#### Supplied data

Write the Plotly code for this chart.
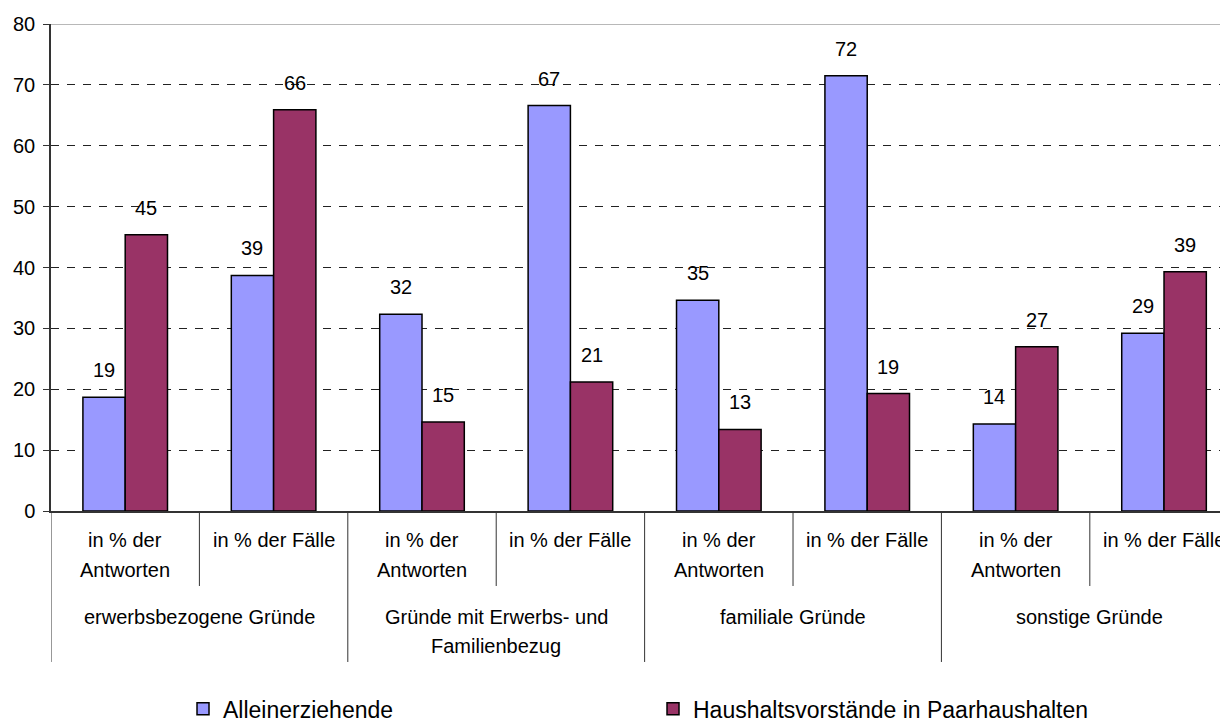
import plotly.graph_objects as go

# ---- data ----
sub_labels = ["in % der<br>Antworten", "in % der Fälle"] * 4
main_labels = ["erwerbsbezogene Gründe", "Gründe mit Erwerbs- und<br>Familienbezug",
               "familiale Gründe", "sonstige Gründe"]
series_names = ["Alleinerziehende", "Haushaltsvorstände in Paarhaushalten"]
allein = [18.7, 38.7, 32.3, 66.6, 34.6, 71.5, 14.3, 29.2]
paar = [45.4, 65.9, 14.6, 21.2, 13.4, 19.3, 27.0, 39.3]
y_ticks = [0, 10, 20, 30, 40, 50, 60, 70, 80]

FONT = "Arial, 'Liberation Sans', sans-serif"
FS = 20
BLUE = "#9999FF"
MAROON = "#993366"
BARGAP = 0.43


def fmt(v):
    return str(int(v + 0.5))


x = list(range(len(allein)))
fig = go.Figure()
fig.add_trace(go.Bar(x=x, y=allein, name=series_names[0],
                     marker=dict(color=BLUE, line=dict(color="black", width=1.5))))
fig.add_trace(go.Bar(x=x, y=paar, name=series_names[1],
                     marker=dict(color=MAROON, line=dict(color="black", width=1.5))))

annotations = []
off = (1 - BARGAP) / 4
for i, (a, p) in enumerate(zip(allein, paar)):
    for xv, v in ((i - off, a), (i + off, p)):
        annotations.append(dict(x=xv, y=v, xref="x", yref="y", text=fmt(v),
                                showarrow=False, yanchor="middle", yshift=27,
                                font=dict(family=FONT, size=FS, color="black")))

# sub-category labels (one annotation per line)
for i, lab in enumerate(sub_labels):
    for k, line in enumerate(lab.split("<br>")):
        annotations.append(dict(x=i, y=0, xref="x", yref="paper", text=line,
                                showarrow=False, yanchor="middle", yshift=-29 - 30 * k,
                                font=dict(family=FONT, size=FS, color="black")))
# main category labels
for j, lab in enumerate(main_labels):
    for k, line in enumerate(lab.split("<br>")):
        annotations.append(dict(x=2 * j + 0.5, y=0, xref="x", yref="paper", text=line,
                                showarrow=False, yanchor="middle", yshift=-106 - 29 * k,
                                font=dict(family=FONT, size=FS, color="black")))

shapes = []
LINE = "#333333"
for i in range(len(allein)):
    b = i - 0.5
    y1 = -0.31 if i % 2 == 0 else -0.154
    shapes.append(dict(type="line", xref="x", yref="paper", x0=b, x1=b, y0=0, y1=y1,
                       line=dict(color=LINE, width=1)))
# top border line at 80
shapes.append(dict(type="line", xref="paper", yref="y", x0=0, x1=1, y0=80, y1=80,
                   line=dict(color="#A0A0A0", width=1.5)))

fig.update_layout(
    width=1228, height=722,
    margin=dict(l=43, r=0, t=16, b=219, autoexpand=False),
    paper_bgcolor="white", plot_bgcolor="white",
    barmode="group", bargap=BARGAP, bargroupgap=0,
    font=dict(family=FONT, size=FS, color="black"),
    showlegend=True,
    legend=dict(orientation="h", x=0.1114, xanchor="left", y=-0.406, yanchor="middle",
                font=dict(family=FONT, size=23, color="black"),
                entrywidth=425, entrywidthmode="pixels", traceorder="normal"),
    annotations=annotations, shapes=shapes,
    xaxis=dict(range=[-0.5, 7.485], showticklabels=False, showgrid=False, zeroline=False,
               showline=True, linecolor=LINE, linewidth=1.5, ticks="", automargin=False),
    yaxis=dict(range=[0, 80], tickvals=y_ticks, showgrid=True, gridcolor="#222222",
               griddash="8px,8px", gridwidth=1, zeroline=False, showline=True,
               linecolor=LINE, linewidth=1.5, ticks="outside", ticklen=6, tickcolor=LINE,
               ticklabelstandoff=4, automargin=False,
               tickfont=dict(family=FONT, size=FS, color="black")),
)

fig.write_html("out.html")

########

The task: Everything from the top line of the data down to and including the line with "import plotly.graph_objects as go" is to be copied, except the pictures.

Response:
Write the Plotly code for this chart.
import plotly.graph_objects as go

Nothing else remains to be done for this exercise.